-- START OF Data section --

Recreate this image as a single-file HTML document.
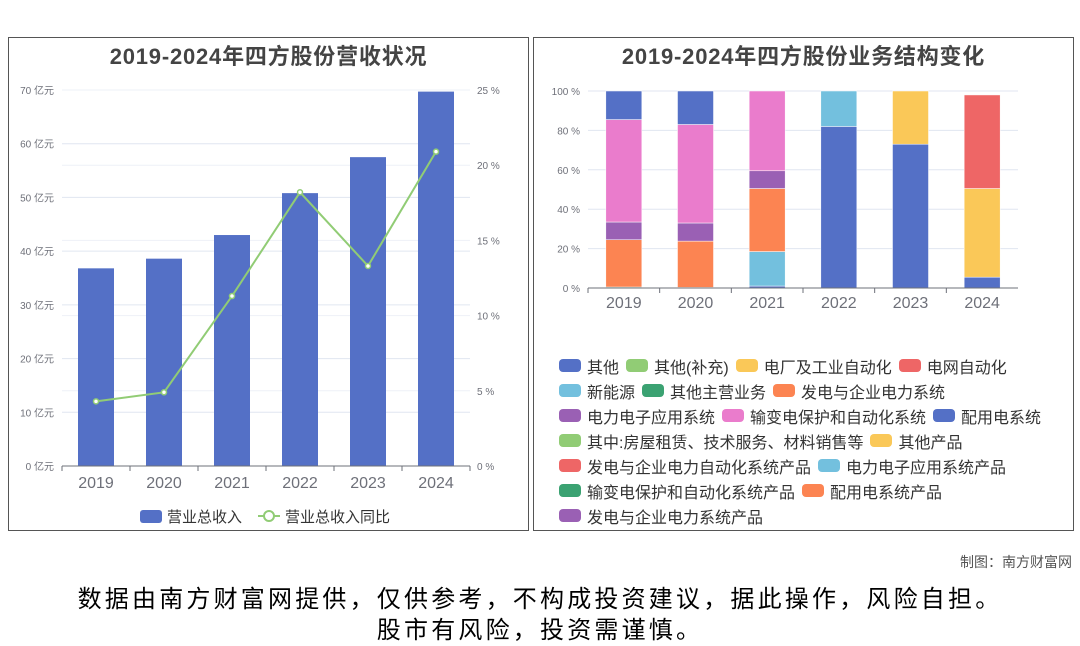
<!DOCTYPE html>
<html><head><meta charset="utf-8">
<style>
body{margin:0;width:1080px;height:646px;background:#fff;font-family:"Liberation Sans","Noto Sans CJK SC",sans-serif;position:relative;overflow:hidden}
.panel{position:absolute;border:1px solid #555;box-sizing:border-box;top:37px;height:494px}
.title{position:absolute;top:1px;left:0;right:0;text-align:center;font-weight:bold;font-size:22px;letter-spacing:0.8px;color:#444}
.leg{position:absolute;display:flex;flex-wrap:wrap;font-size:16px;color:#333;width:530px;left:25px;top:315px;row-gap:0;white-space:nowrap}
.li{display:flex;align-items:center;margin-right:7px;height:25px}
.sw{width:22px;height:13px;border-radius:4px;margin-right:6px}
svg text{font-family:"Liberation Sans","Noto Sans CJK SC",sans-serif}
</style></head><body>
<div class="panel" style="left:8px;width:521px">
<div class="title">2019-2024年四方股份营收状况</div>
</div>
<div class="panel" style="left:533px;width:541px">
<div class="title">2019-2024年四方股份业务结构变化</div>
<div class="leg" id="leg"></div>
</div>
<svg id="s" width="1080" height="646" style="position:absolute;left:0;top:0"></svg>
<div style="position:absolute;right:8px;top:552px;font-size:14px;color:#555">制图：南方财富网</div>
<div style="position:absolute;left:0;right:0;top:584px;text-align:center;font-size:24px;letter-spacing:3.2px;line-height:31px;color:#000">数据由南方财富网提供，仅供参考，不构成投资建议，据此操作，风险自担。<br>股市有风险，投资需谨慎。</div>
<script>
const years=['2019','2020','2021','2022','2023','2024'];
const revenue=[36.8,38.6,43.0,50.8,57.5,69.7];
const growth=[4.3,4.9,11.3,18.2,13.3,20.9];
const leftTicks=[0,10,20,30,40,50,60,70];
const rightTicks=[0,5,10,15,20,25];
const pctTicks=[0,20,40,60,80,100];
const legendNames=['其他','其他(补充)','电厂及工业自动化','电网自动化','新能源','其他主营业务','发电与企业电力系统','电力电子应用系统','输变电保护和自动化系统','配用电系统','其中:房屋租赁、技术服务、材料销售等','其他产品','发电与企业电力自动化系统产品','电力电子应用系统产品','输变电保护和自动化系统产品','配用电系统产品','发电与企业电力系统产品'];
const legendColors=['#5470c6','#91cc75','#fac858','#ee6666','#73c0de','#3ba272','#fc8452','#9a60b4','#ea7ccc','#5470c6','#91cc75','#fac858','#ee6666','#73c0de','#3ba272','#fc8452','#9a60b4'];
const stackNames=['其他','其他产品','电网自动化','新能源','输变电保护和自动化系统产品','发电与企业电力系统','电力电子应用系统','输变电保护和自动化系统','配用电系统'];
const stackColors=['#5470c6','#fac858','#ee6666','#73c0de','#3ba272','#fc8452','#9a60b4','#ea7ccc','#5470c6'];
const sOther=[0,0,1,82,73,5.5];
const sOtherProd=[0,0,0,0,27,45];
const sGrid=[0,0,0,0,0,47.5];
const sNewEnergy=[0,0,17.5,18,0,0];
const sTransProd=[0.5,0.3,0,0,0,0];
const sPower=[24,23.5,32,0,0,0];
const sElec=[9,9.2,9,0,0,0];
const sTrans=[52,50,40.5,0,0,0];
const sDist=[14.5,17,0,0,0,0];
const stacks=[sOther,sOtherProd,sGrid,sNewEnergy,sTransProd,sPower,sElec,sTrans,sDist];

const svg=document.getElementById('s');const NS='http://www.w3.org/2000/svg';
function mk(t,a,p){const e=document.createElementNS(NS,t);for(const k in a)e.setAttribute(k,a[k]);(p||svg).appendChild(e);return e;}
const L={x0:62,x1:470,y0:466,y1:90};
const yl=v=>L.y0-(v/70)*(L.y0-L.y1);
const yr=v=>L.y0-(v/25)*(L.y0-L.y1);
const bw=(L.x1-L.x0)/years.length;
const xl=i=>L.x0+bw*(i+0.5);
leftTicks.forEach(v=>{
 if(v>0){const g=mk('line',{x1:L.x0,x2:L.x1,y1:yl(v),y2:yl(v),stroke:'#e0e6f1'});}
 const t=mk('text',{x:54,y:yl(v)+4,'font-size':10,fill:'#6e7079','text-anchor':'end'});t.textContent=v+' 亿元';
 
});
rightTicks.forEach(v=>{
 if(v>0){const g=mk('line',{x1:L.x0,x2:L.x1,y1:yr(v),y2:yr(v),stroke:'#eef1f7'});}
 const t=mk('text',{x:477,y:yr(v)+4,'font-size':10,fill:'#6e7079'});t.textContent=v+' %';
 
});
revenue.forEach((v,i)=>{
 const r=mk('rect',{x:xl(i)-18,y:yl(v),width:36,height:L.y0-yl(v),fill:'#5470c6'});
 
});
const ax=mk('line',{x1:L.x0,x2:L.x1,y1:L.y0,y2:L.y0,stroke:'#6e7079'});
years.forEach((y,i)=>{
 const tk=mk('line',{x1:L.x0+bw*i,x2:L.x0+bw*i,y1:L.y0,y2:L.y0+5,stroke:'#6e7079'});
 const t=mk('text',{x:xl(i),y:488,'font-size':16,fill:'#6e7079','text-anchor':'middle'});t.textContent=y;
 
});
const tk6=mk('line',{x1:L.x1,x2:L.x1,y1:L.y0,y2:L.y0+5,stroke:'#6e7079'});
const pl=mk('polyline',{points:growth.map((v,i)=>xl(i)+','+yr(v)).join(' '),fill:'none',stroke:'#91cc75','stroke-width':2});

growth.forEach((v,i)=>{const c=mk('circle',{cx:xl(i),cy:yr(v),r:2.5,fill:'#fff',stroke:'#91cc75','stroke-width':1.5});});
let lg=mk('rect',{x:140,y:510,width:22,height:13,rx:3,fill:'#5470c6'});
let lt=mk('text',{x:167,y:522,'font-size':15,fill:'#333'});lt.textContent='营业总收入';
lg=mk('line',{x1:258,x2:280,y1:516,y2:516,stroke:'#91cc75','stroke-width':2});
lg=mk('circle',{cx:269,cy:516,r:5,fill:'#fff',stroke:'#91cc75','stroke-width':2});
lt=mk('text',{x:285,y:522,'font-size':15,fill:'#333'});lt.textContent='营业总收入同比';
const R={x0:588,x1:1018,y0:288,y1:91};
const yp=v=>R.y0-(v/100)*(R.y0-R.y1);
const rbw=(R.x1-R.x0)/years.length;
const xr=i=>R.x0+rbw*(i+0.5);
pctTicks.forEach(v=>{
 if(v>0){const g=mk('line',{x1:R.x0,x2:R.x1,y1:yp(v),y2:yp(v),stroke:'#e0e6f1'});}
 const t=mk('text',{x:580,y:yp(v)+4,'font-size':10,fill:'#6e7079','text-anchor':'end'});t.textContent=v+' %';
 
});
years.forEach((y,i)=>{
 let acc=0;
 stacks.forEach((s,k)=>{const v=s[i];if(v<=0)return;
  const r=mk('rect',{x:xr(i)-18,y:yp(acc+v),width:36,height:yp(acc)-yp(acc+v),fill:stackColors[k],stroke:'#fff','stroke-width':0.5});
  acc+=v;});
 const tk=mk('line',{x1:R.x0+rbw*i,x2:R.x0+rbw*i,y1:R.y0,y2:R.y0+5,stroke:'#6e7079'});
 const t=mk('text',{x:xr(i),y:308,'font-size':16,fill:'#6e7079','text-anchor':'middle'});t.textContent=y;
 
});
const ax2=mk('line',{x1:R.x0,x2:R.x1,y1:R.y0,y2:R.y0,stroke:'#6e7079'});
const leg=document.getElementById('leg');
const breaks=[3,6,9,11,13,15];
legendNames.forEach((n,i)=>{
 const d=document.createElement('div');d.className='li';
 
 
 d.innerHTML='<span class="sw" style="background:'+legendColors[i]+'"></span>'+n;
 leg.appendChild(d);
 if(breaks.includes(i)){const b=document.createElement('div');b.style.width='100%';b.style.height='0';leg.appendChild(b);}
});
</script>
</body></html>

-- END OF Data section --

## Aim
From the data, pick out every line that includes "document".

## Reply to the task
Recreate this image as a single-file HTML document.
const svg=document.getElementById('s');const NS='http://www.w3.org/2000/svg';
function mk(t,a,p){const e=document.createElementNS(NS,t);for(const k in a)e.setAttribute(k,a[k]);(p||svg).appendChild(e);return e;}
const leg=document.getElementById('leg');
 const d=document.createElement('div');d.className='li';
 if(breaks.includes(i)){const b=document.createElement('div');b.style.width='100%';b.style.height='0';leg.appendChild(b);}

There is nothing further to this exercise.